It's been nearly 2 months since my mother-in-law passed away. Her death has definitely taken center stage in our lives as we were left to handle all of her final arrangements, plan her funeral, and now handle her estate completely by ourselves. It's been a long and stressful journey that is not likely to end soon. Especially now that we're trying to work out the logistics of purchasing her house and selling ours.
In all the upheaval and grief that we've experienced lately, I'm finding my focus being pulled back to the baby growing inside me. It's hard to ignore as it's been kicking and squirming so much. Exactly one week from today we'll be getting our next ultrasound and should be able to find out if this little one is a boy or girl. We have names picked out and did manage to plot a theme for their nursery. Other than that, we're completely unprepared and haven't taken a lot of time to just live in the moment and appreciate our little blessing. That is something I'm trying desperately to change. It's not that I'm unhappy or ungrateful in the slightest. Its just been a very emotional time in our lives and it's hard to put my energy into the baby when there is so much other business to be handled. Thankfully none of the stress has affected the baby. He or she is doing very well and I have found myself day-dreaming about what it will be like to have a baby again. It's exciting, even if the timing couldn't be worse.
I've been expecting to find our way back to "normal", but I'm starting to realize that with the huge changes that have happened and that are coming soon, we're going to have to find our new normal. Things aren't ever going to be the same, which is frightening. I think more than anything I've really been craving some more stability. Life just feels off-balance and foreign to me these days. I'm ready for our family to at least be on a path toward "settled". I think that is going to remain elusive until we either buy his mom's house or get it sold. Knowing where we're going to be 6 months from now will go a long way toward calming my fears.
There just aren't any words that fully describe how I feel these days. I'm happy, but scared to death. I'm sad a lot; not just for what we've lost but for all the baby will be missing out on. Judy was such a huge part of our family and things just don't feel the same without her. But we've wanted a baby for so long and I, especially, wanted so badly to have Justin's baby. Trinity has wanted to be a big sister for 7 years. It hurts to know that something we all prayed for is on the way but we've been too distracted and sad to fully appreciate the experience and anticipation. Some moments I can feel the typical expectant mommy excitement, and in the next moment any little thing can trigger me to start crying. To say it's a roller coaster would be an understatement.
In spite of all this, we're doing our best to keep on keeping on. There has to be an end to this at some point and it's unfair to the baby for us not to try our hardest to get things in order before they arrive. They deserve to be born into the happy family that has been hoping and praying for them for the past 5+ years.

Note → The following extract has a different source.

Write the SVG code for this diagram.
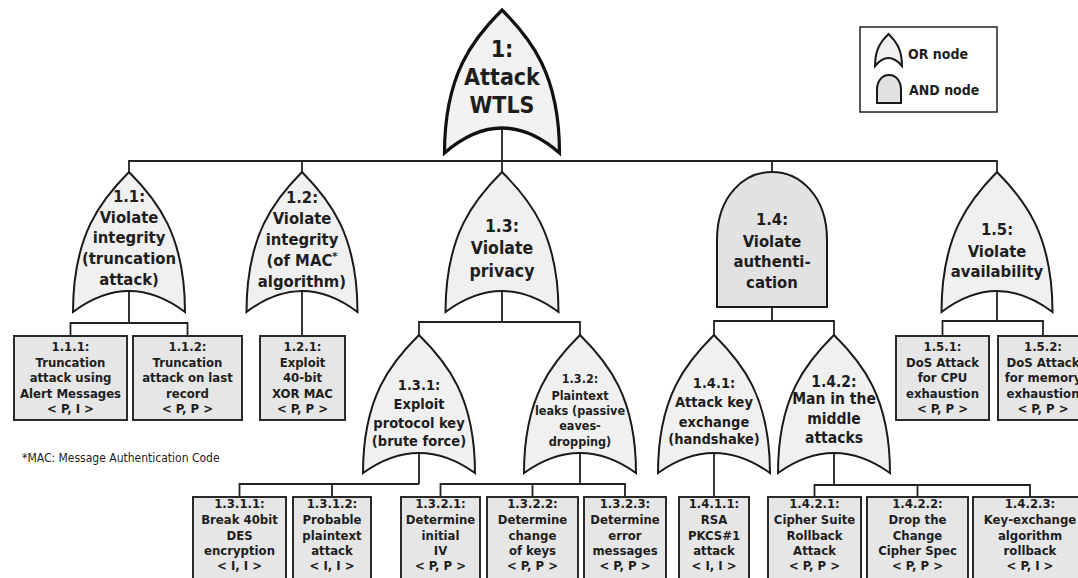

It wasn't that long ago that we were fully functional and content. The baby should be able to join that same family, albeit minus one member. The simple fact is that Judy would be pissed if she knew that her passing did anything to lessen the joy for our newest family member. That thought combined with the inexplicable strength of a mother's love for a child she's never met is what keeps me pushing on. And when my husband is struggling, I try to use my reserves to push him right along with me. At some point, we'll find our way back to happy. We'll find our new normal. Our little family will learn to live a full and good life, even when we're heartbroken.